Написал я это и, слава Богу, снял грех с души. Как вдруг, месяца через полтора, вынимаю из почтового ящика…
17 января 2000 года
Дорогой Вячеслав Трофимович!
До того меня тронуло Ваше доброе письмо и приложенные к нему книги, что я сразу же захотел Вас как-то отблагодарить за сердечное ко мне отношение. В нашем недобром российском мире укусить, ранить, просто уязвить много желающих, особенно среди по-прежнему оголтелых Красных, но и добрые сердцем люди, слава Богу, не перевелись.
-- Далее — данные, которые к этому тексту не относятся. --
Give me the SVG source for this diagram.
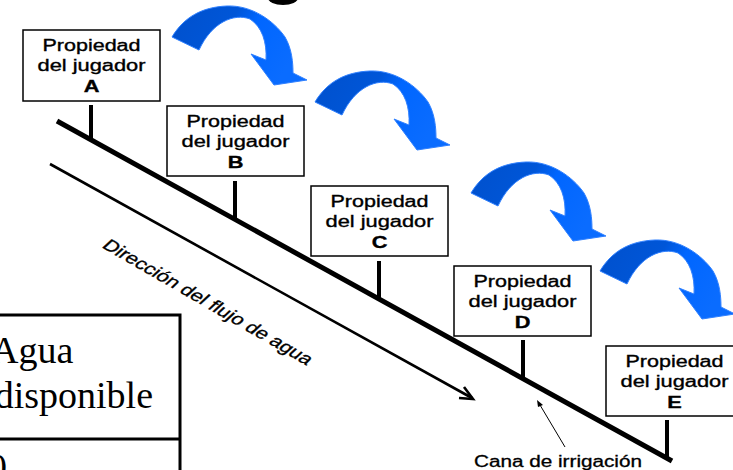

Красные ж всегда зависимые, и сию зависимость, как хомут, сами на себя надевшие, не могут простить человеку хотя бы относительно независимому, собой и трудом своим распоряжающемуся, скалятся и хватают зубами за живое мясо оттого, что ты не с ними, не ешь подлый хлеб раба, всю жизнь кому-то прислуживающего
[5].Алексея Константиновича Толстого я люблю давно, преданно и нежно, может, потому, что пел и декламировал: «Колокольчики мои, цветики степные, что глядите на меня, темно-голубые?..», еще не зная, что они принадлежат какому-то поэту, как пел: «Сяду я за стол да подумаю, как на свете жить одинокому?..», не зная, что строчки эти принадлежат Кольцову.
Я вырос в гулевой, драчливой и песенной деревне, Бог наделил меня цепкой памятью, и я с голоса, с праздничного застолья подхватывал и запоминал песни, еще не понимая, что их кто-то сочинил, придумал. Память эта помогла мне сохраниться и выжить, я к солдатчине был уже довольно начитан, кое-что знал наизусть, моим дружкам, окружению моему, то детдомовскому, то фэзэушному, то солдатскому, казалось, что я знаю и помню бездну всяких литературных творений, а знал-то я и запомнил в основном пакостливое, блатное и притюремное, однако ж помнил «Конька-Горбунка», и когда было невмоготу на фронте иль в госпитале в потемках, как начну бывало: «За морями, за лесами, за высокими горами, не на море, на земле, жил старик в одном селе…», так вот и друзей у меня полон двор и уж всякое ко мне доброе расположение — кусок хлеба отломят, раненого не бросят, вот и на днепровском плацдарме, где мне подбили до слепоты правый глаз и наполовину отшибли память, кто-то спас меня, засунув в лодку. Может, по веленью Божью, а может, литература спасла.
Она и до се мое спасение, а не только работа, хотя пишу я сейчас мало, за стол сажусь редко, очень меня подорвал летом инфаркт, от которого до сих пор не оправился. Собираюсь в Подмосковье на леченье с осени и не могу собраться, не
<нрзб> оставить в одиночестве больную жену.Еще раз благодарю Вас, кланяюсь и желаю доброго здоровья.